Denny Rehberg, Gülen'in Türkiye'de 15 Temmuz'daki başarısız darbe girişimini yönettiğine işaret ederek, şu değerlendirmelerde bulundu:
"Yaşanan o vahim günden beri ABD, Gülen'in iadesi için hiçbir girişimde bulunmadı. Türkiye'nin defaatle yaptığı resmi başvurularına, Türkiye Adalet Bakanlığının Gülen'in suçlu olduğuna dair gönderdiği birçok kanıta ve Adalet Bakanı Bekir Bozdağ'ın geçen ekim ayında Washington'u ziyaret ederek, Gülen'in iadesi için ABD Adalet Bakanı Loretta Lynch ile görüşmesi gibi çabalara rağmen bu konuda hiçbir şey yapılmadı."
"Türkiye'yi istikrarsızlaştırmaya çalışıyor"
Türkiye-ABD ilişkilerinin, bölgedeki güvenlik ve krizin yönetimi için kritik bir öneme sahip olduğunu vurgulayan Rehberg, Suriye ve Irak'taki şiddet olaylarının, Türkiye'nin sınırlarına yayıldığını ve uluslararası güvenlik için önemli bir sorun haline geldiğini söyledi.
Cumhuriyetçi Rehberg makalede, Türkiye ve ABD arasındaki 50 yılı aşkın süredir devam eden "verimli" ikili ilişkilere dikkat çekerek, "Tarihimizde hiçbir zaman, bu müttefikimizle olan ilişkimiz bugünkü kadar kritik olmamıştır." görüşüne yer verdi.
İki ülkenin terör ve aşırılıkla mücadele konularında iş birliğinden örnekler veren Rehberg, "Düşmanlarımızı mağlup etmek ve bölgesel istikrarın sağlanması için Türkiye ve ABD mutlaka iki ortak olarak yan yana durup terörizme meydan okumalı." ifadesini kullandı.

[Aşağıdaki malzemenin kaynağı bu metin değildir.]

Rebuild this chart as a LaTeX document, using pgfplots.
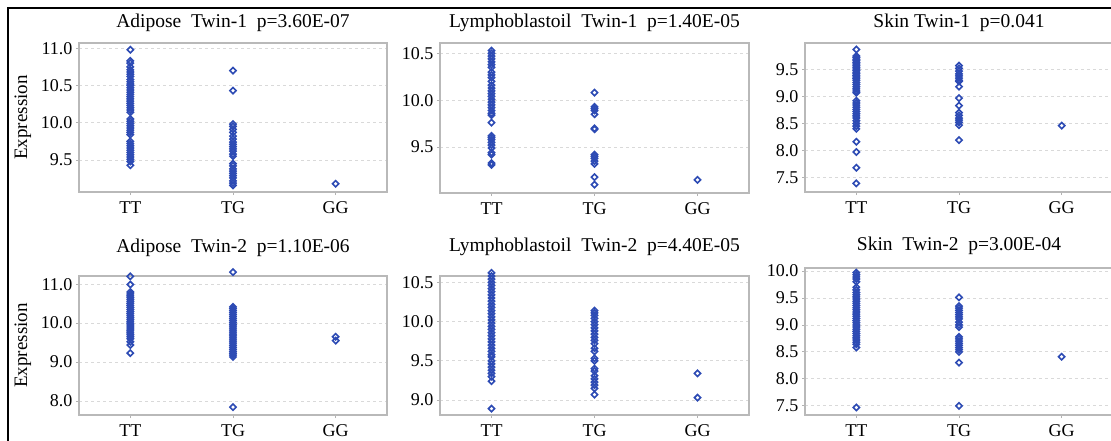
\documentclass[border=0pt]{standalone}
\usepackage{fontspec}
\setmainfont{Liberation Serif}
\usepackage{pgfplots}
\pgfplotsset{compat=1.18}
\definecolor{myblue}{RGB}{45,75,180}
\pgfplotsset{
  panel/.style={
    scale only axis,
    xmin=-0.5, xmax=2.5,
    xtick={0,1,2}, xticklabels={TT,TG,GG},
    axis line style={gray!55, line width=1.2pt},
    ymajorgrids,
    grid style={dashed, gray!30, line width=0.8pt},
    tick align=outside,
    major tick length=3pt,
    tick style={gray!60, line width=0.8pt},
    xtick pos=bottom, ytick pos=left,
    ticklabel style={font=\fontsize{18}{20}\selectfont},
    xticklabel style={yshift=-3pt},
    yticklabel style={/pgf/number format/fixed, /pgf/number format/fixed zerofill, /pgf/number format/precision=1},
    /pgf/number format/assume math mode=true,
    clip=false,
    title style={at={(0.5,1)}, anchor=base, font=\fontsize{19.5}{22}\selectfont},
    every axis y label/.style={at={(axis description cs:-0.182,0.5)}, rotate=90, anchor=center, font=\fontsize{19}{22}\selectfont},
  },
  pts/.style={only marks, mark=square, mark size=2.2pt, mark options={rotate=45, draw=myblue, line width=1.6pt, fill=none}},
}
\begin{document}
\begin{tikzpicture}
\useasboundingbox (0,0) rectangle (1111pt,-440pt);
\draw[line width=1.2pt] (8pt,-445pt) -- (8pt,-8pt) -- (1115pt,-8pt);

% Panel 1
\begin{axis}[panel, at={(79pt,-192pt)}, anchor=south west, width=308pt, height=149pt,
  ymin=9.07, ymax=11.07, ytick={9.5,10,10.5,11},
  title={Adipose\ \ Twin-1\ \ p=3.60E-07}, title style={yshift=10pt}, ylabel={Expression}]
\addplot[pts] coordinates {
(0,10.98) (0,10.83) (0,10.80) (0,10.75) (0,10.71) (0,10.68) (0,10.65) (0,10.62) (0,10.58) (0,10.55)
(0,10.52) (0,10.50) (0,10.47) (0,10.44) (0,10.41) (0,10.38) (0,10.35) (0,10.32) (0,10.29) (0,10.26)
(0,10.23) (0,10.20) (0,10.17) (0,10.14) (0,10.05) (0,10.02) (0,9.99) (0,9.96) (0,9.93) (0,9.90)
(0,9.87) (0,9.84) (0,9.75) (0,9.72) (0,9.69) (0,9.66) (0,9.63) (0,9.60) (0,9.57) (0,9.54)
(0,9.51) (0,9.48) (0,9.43)
(1,10.70) (1,10.43) (1,9.98) (1,9.95) (1,9.91) (1,9.87) (1,9.82) (1,9.78) (1,9.74) (1,9.71)
(1,9.68) (1,9.65) (1,9.62) (1,9.58) (1,9.55) (1,9.45) (1,9.42) (1,9.38) (1,9.35) (1,9.32)
(1,9.29) (1,9.26) (1,9.22) (1,9.19) (1,9.16)
(2,9.18)};
\end{axis}

% Panel 2
\begin{axis}[panel, at={(440pt,-193pt)}, anchor=south west, width=309pt, height=150pt,
  ymin=9.01, ymax=10.61, ytick={9.5,10,10.5},
  title={Lymphoblastoil\ \ Twin-1\ \ p=1.40E-05}, title style={yshift=10pt}]
\addplot[pts] coordinates {
(0,10.53) (0,10.50) (0,10.47) (0,10.44) (0,10.41) (0,10.38) (0,10.35) (0,10.30) (0,10.27) (0,10.24)
(0,10.20) (0,10.16) (0,10.13) (0,10.10) (0,10.07) (0,10.04) (0,10.01) (0,9.98) (0,9.95) (0,9.92)
(0,9.89) (0,9.86) (0,9.84) (0,9.76) (0,9.62) (0,9.60) (0,9.58) (0,9.55) (0,9.52) (0,9.49)
(0,9.44) (0,9.42) (0,9.33) (0,9.31)
(1,10.08) (1,9.93) (1,9.91) (1,9.89) (1,9.85) (1,9.70) (1,9.69) (1,9.42) (1,9.40) (1,9.38)
(1,9.35) (1,9.32) (1,9.18) (1,9.10)
(2,9.15)};
\end{axis}

% Panel 3
\begin{axis}[panel, at={(805pt,-192pt)}, anchor=south west, width=308pt, height=149pt,
  ymin=7.23, ymax=9.99, ytick={7.5,8,8.5,9,9.5},
  title={Skin Twin-1\ \ p=0.041}, title style={yshift=10pt}]
\addplot[pts] coordinates {
(0,9.87) (0,9.75) (0,9.72) (0,9.69) (0,9.66) (0,9.63) (0,9.60) (0,9.57) (0,9.54) (0,9.51)
(0,9.48) (0,9.45) (0,9.42) (0,9.39) (0,9.36) (0,9.33) (0,9.30) (0,9.26) (0,9.22) (0,9.18)
(0,9.14) (0,9.10) (0,9.07) (0,8.92) (0,8.88) (0,8.84) (0,8.80) (0,8.76) (0,8.72) (0,8.68)
(0,8.64) (0,8.60) (0,8.55) (0,8.50) (0,8.45) (0,8.40) (0,8.16) (0,7.97) (0,7.68) (0,7.39)
(1,9.57) (1,9.52) (1,9.47) (1,9.42) (1,9.38) (1,9.34) (1,9.30) (1,9.28) (1,9.18) (1,8.97)
(1,8.83) (1,8.70) (1,8.65) (1,8.60) (1,8.56) (1,8.52) (1,8.47) (1,8.19)
(2,8.46)};
\end{axis}

% Panel 4
\begin{axis}[panel, at={(79pt,-415pt)}, anchor=south west, width=308pt, height=139pt,
  ymin=7.64, ymax=11.21, ytick={8,9,10,11},
  title={Adipose\ \ Twin-2\ \ p=1.10E-06}, title style={yshift=18pt}, ylabel={Expression}]
\addplot[pts] coordinates {
(0,11.20) (0,10.99) (0,10.80) (0,10.75) (0,10.70) (0,10.65) (0,10.60) (0,10.55) (0,10.50) (0,10.45)
(0,10.40) (0,10.35) (0,10.30) (0,10.25) (0,10.20) (0,10.15) (0,10.10) (0,10.05) (0,10.00) (0,9.95)
(0,9.90) (0,9.85) (0,9.80) (0,9.75) (0,9.70) (0,9.65) (0,9.60) (0,9.52) (0,9.44) (0,9.23)
(1,11.31) (1,10.42) (1,10.37) (1,10.32) (1,10.27) (1,10.22) (1,10.17) (1,10.12) (1,10.07) (1,10.02)
(1,9.97) (1,9.92) (1,9.87) (1,9.82) (1,9.77) (1,9.72) (1,9.67) (1,9.62) (1,9.57) (1,9.52)
(1,9.47) (1,9.42) (1,9.37) (1,9.32) (1,9.27) (1,9.22) (1,9.18) (1,9.13) (1,7.84)
(2,9.65) (2,9.55)};
\end{axis}

% Panel 5
\begin{axis}[panel, at={(440pt,-415pt)}, anchor=south west, width=309pt, height=139pt,
  ymin=8.81, ymax=10.58, ytick={9,9.5,10,10.5},
  title={Lymphoblastoil\ \ Twin-2\ \ p=4.40E-05}, title style={yshift=19pt}]
\addplot[pts] coordinates {
(0,10.62) (0,10.58) (0,10.54) (0,10.50) (0,10.46) (0,10.42) (0,10.38) (0,10.34) (0,10.30) (0,10.26)
(0,10.22) (0,10.18) (0,10.14) (0,10.10) (0,10.06) (0,10.02) (0,9.98) (0,9.94) (0,9.90) (0,9.86)
(0,9.82) (0,9.78) (0,9.74) (0,9.70) (0,9.66) (0,9.62) (0,9.58) (0,9.55) (0,9.50) (0,9.46)
(0,9.42) (0,9.38) (0,9.34) (0,9.30) (0,9.24) (0,8.89)
(1,10.14) (1,10.11) (1,10.08) (1,10.04) (1,10.00) (1,9.96) (1,9.92) (1,9.88) (1,9.84) (1,9.80)
(1,9.76) (1,9.72) (1,9.66) (1,9.62) (1,9.53) (1,9.50) (1,9.40) (1,9.37) (1,9.31) (1,9.27)
(1,9.23) (1,9.19) (1,9.15) (1,9.07)
(2,9.34) (2,9.03)};
\end{axis}

% Panel 6
\begin{axis}[panel, at={(805pt,-415pt)}, anchor=south west, width=308pt, height=147pt,
  ymin=7.33, ymax=10.055, ytick={7.5,8,8.5,9,9.5,10},
  title={Skin\ \ Twin-2\ \ p=3.00E-04}, title style={yshift=12pt}]
\addplot[pts] coordinates {
(0,9.97) (0,9.93) (0,9.89) (0,9.85) (0,9.80) (0,9.70) (0,9.65) (0,9.60) (0,9.56) (0,9.52)
(0,9.48) (0,9.44) (0,9.40) (0,9.36) (0,9.32) (0,9.28) (0,9.24) (0,9.20) (0,9.16) (0,9.12)
(0,9.08) (0,9.04) (0,9.00) (0,8.96) (0,8.92) (0,8.88) (0,8.84) (0,8.80) (0,8.76) (0,8.72)
(0,8.68) (0,8.64) (0,8.58) (0,7.47)
(1,9.51) (1,9.35) (1,9.31) (1,9.27) (1,9.23) (1,9.19) (1,9.15) (1,9.11) (1,9.05) (1,9.00)
(1,8.96) (1,8.78) (1,8.74) (1,8.70) (1,8.66) (1,8.62) (1,8.58) (1,8.54) (1,8.50) (1,8.30)
(1,7.50)
(2,8.41)};
\end{axis}
\end{tikzpicture}
\end{document}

Rehberg, makalesinde şunları kaydetti:
"Bu sebeple, ABD ve Türkiye mutlaka şu anda var olan FETÖ sorununa bir çözüm bulmalı. Gülen ve FETÖ, ülkenin kurumlarına kök salarak kontrolü ele almak için vatandaşlarına saldırmak gibi her türlü yola başvurarak Türkiye'yi istikrarsızlaştırmaya çalışıyor. Gülen iade edilmezse, FETÖ Türkiye, müttefikleri ve dolayısıyla ABD için ciddi bir tehdit olmaya devam edecektir."